Week 11: Aug 1 - Aug 7

  • T141842 - Wrote help docs, added a new endpoint /help, also linked specific help docs from each endpoint
  • T142038 - Added custom error pages for errors 404 and 500
  • T140785 - Completed the optional registration system
    • Wrote the register() function and register.html templates. Functionality for sending salted SHA-512 of the email address to registered reviewers, which they can use as a token while answering questions
    • New directory called 'registered' with filenames as token for each user . File contains user info and files he/she worked on
    • Set the token in the session key, appended tokens to files when token is set in session key, checking and setting tokens in new end-point /token
    • Username and email validation. Checked if clashes present with the existing registered users
  • Used the Categorymembers API to get articles from different backlog categories.

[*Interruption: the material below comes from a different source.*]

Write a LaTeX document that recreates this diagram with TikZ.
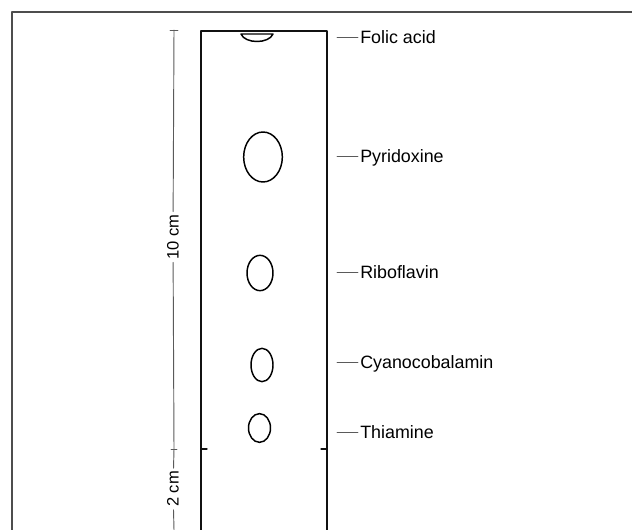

Integrated it with pageviews API to extract top 20%.

Week 12: Aug 8 - Aug 14

  • T140781 - Logging and archiving mechanism for all GET and POST requests to /ask, /answer and /recommend
  • T141899 - Questions from student edits - takes into account edit size and pageviews for ranking
  • T142041 - Integrating pageviews for all questions
  • T140683 - POSTing questions to ask
  • T141841 - Decided on initial set of 500 questions each for the ToolLabs and PythonAnywhere instances

Related Objects

Event Timeline

@prnk28 : Please keep your weekly reports in snyc.

@prnk28 : Please update your status report for the week! Its better to not to keep it to the end of the week, and do it on a daily basis :)

@prnk28 : Please keep your status updates in sync. I would strongly recommend you to make it on a regular basis from today :)

Thank you for the weekly reports. Feel free to close this down, as the program just got over.